At another point in the debate, the lawmakers blamed Iran for fueling Russia’s unprovoked war with Ukraine, through its supply of drones to Russia. “We strongly condemn Iran’s actions in supporting Russia’s illegal war,” Mitchell said. “We will continue to call out this desperate alliance, on the international stage, and hold Russia and Iran to account.”
“Iran poses an increasing military threat at home and abroad. In Ukraine, Iranian-made Shahed drones have played a central role in Russia’s illegal war and its attacks on civilian targets in Ukraine,” Catherine West, a Labour party member and the shadow minister for foreign and commonwealth affairs, said.
Conservative Party member Brendan Clarke-Smith said Iran posed “one of the most immediate threats to the UK’s national interest, and domestic security.” Clarke-Smith criticized the US government’s approach to Iran and asked the UK to develop its own separate policy.
“The collective failure in Iran policy over the last decade or so is currently exemplified by the [U.S. President Joe] Biden administration’s ongoing efforts to separate Iran policy into different areas — human rights abuses, the nuclear program, ballistic missiles and support for terrorism — regardless of how interlinked they all are. History has shown that they can only ever be dealt with as a whole. The failed approach is no longer tenable, and the UK should take the opportunity to pursue an independent Iran policy,” Clarke-Smith said.
Lawmakers also discussed the discrimination faced by minority groups such as Baha’is, and the LGBTQ+ community. The US State Department called Iran’s treatment of its religious minorities “appalling,” in a May 26 interview with Kayhan Life.
The United Nations special rapporteur on the situation of human rights in Iran, Javaid Rehman, has continuously expressed concerns about Iran’s treatment of LGBTQ+ individuals in the country.
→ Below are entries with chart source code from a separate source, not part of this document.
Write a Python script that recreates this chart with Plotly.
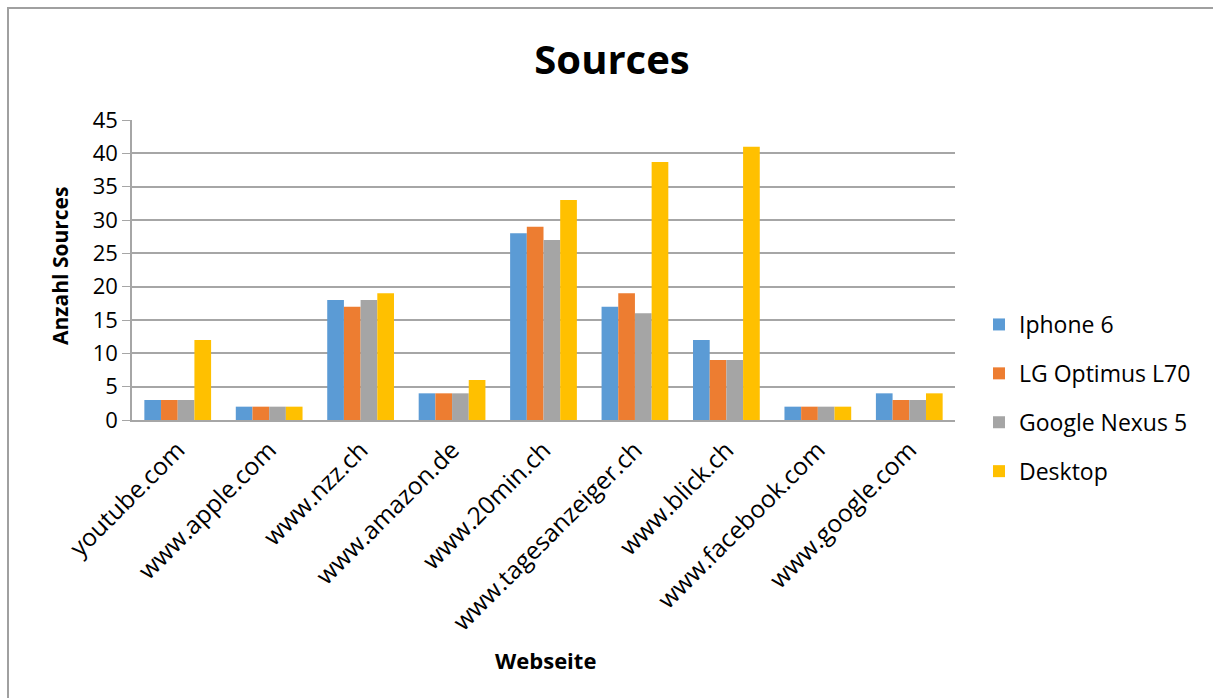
import plotly.graph_objects as go

categories = ["youtube.com", "www.apple.com", "www.nzz.ch", "www.amazon.de", "www.20min.ch",
              "www.tagesanzeiger.ch", "www.blick.ch", "www.facebook.com", "www.google.com"]
iphone6 = [3, 2, 18, 4, 28, 17, 12, 2, 4]
lg_optimus = [3, 2, 17, 4, 29, 19, 9, 2, 3]
nexus5 = [3, 2, 18, 4, 27, 16, 9, 2, 3]
desktop = [12, 2, 19, 6, 33, 38.7, 41, 2, 4]
series_names = ["Iphone 6", "LG Optimus L70", "Google Nexus 5", "Desktop"]
colors = ["#5B9BD5", "#ED7D31", "#A5A5A5", "#FFC000"]

FONT = "Open Sans, Lato, sans-serif"

fig = go.Figure()
for i, (name, vals) in enumerate(zip(series_names, [iphone6, lg_optimus, nexus5, desktop])):
    fig.add_trace(go.Bar(x=categories, y=vals, name=name, marker_color=colors[i],
                         marker_line_width=0, legendgroup=name))

L, R, T, B = 132, 258, 120, 278
W, H = 1213, 698
pw, ph = W - L - R, H - T - B

def px_x(p):
    return (p - L) / pw

def px_y(p):
    return (H - B - p) / ph

fig.update_layout(
    width=W, height=H,
    margin=dict(l=L, r=R, t=T, b=B),
    paper_bgcolor="white", plot_bgcolor="white",
    font=dict(family=FONT, size=20, color="#000000"),
    barmode="group", bargap=0.27, bargroupgap=0,
    title=dict(text="<b>Sources</b>", xref="container", x=612 / W, xanchor="center",
               yref="container", y=1 - 60 / H, yanchor="middle",
               font=dict(size=40, family=FONT, color="#000000")),
    xaxis=dict(tickangle=-45, showline=True, linecolor="#A6A6A6", linewidth=2,
               ticks="outside", ticklen=4, tickcolor="rgba(0,0,0,0)", tickfont=dict(size=24.5)),
    yaxis=dict(range=[0, 45], dtick=5, showgrid=True, gridcolor="#A6A6A6", gridwidth=1.5,
               showline=True, linecolor="#A6A6A6", linewidth=1.5, ticks="outside",
               ticklen=8, tickcolor="#A6A6A6", zeroline=False, tickfont=dict(size=22)),
    legend=dict(x=px_x(979), xanchor="left", y=px_y(398), yanchor="middle",
                font=dict(size=23), traceorder="grouped", tracegroupgap=16,
                itemwidth=30),
    annotations=[
        dict(text="<b>Webseite</b>", xref="paper", yref="paper", x=px_x(545), y=px_y(660),
             xanchor="center", yanchor="middle", showarrow=False, font=dict(size=22)),
        dict(text="<b>Anzahl Sources</b>", xref="paper", yref="paper", x=px_x(60), y=px_y(266),
             xanchor="center", yanchor="middle", showarrow=False, textangle=-90,
             font=dict(size=21)),
    ],
    shapes=[dict(type="rect", xref="paper", yref="paper",
                 x0=px_x(8), x1=px_x(1230), y0=px_y(8), y1=px_y(720),
                 line=dict(color="#A0A0A0", width=2), fillcolor="rgba(0,0,0,0)", layer="below")],
)

fig.write_html("out.html")
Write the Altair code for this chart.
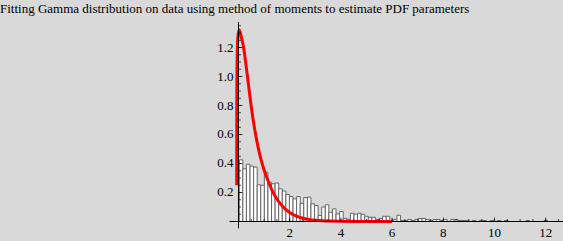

Additional concerns held by the UN about Iran’s treatment of women and girls led the organization to expel Iran from its women’s rights commission on Dec. 22, becoming the first government in the UN’s history to be removed from the commission.
Responding to questions about the suspected poisonings of girls in Iran’s schools, put forward by Conservative Party member John Howell, who leads the UK delegation to the Council of Europe, Mitchell said: “The reports of school girls being poisoned in Iran are deeply sinister and we are continuing to monitor the situation closely.”
An estimated 1,000 girls and an unknown number of boys have been affected by unexplained illnesses linked to the incidents. The cause of the incidents and the perpetrators remain unclear.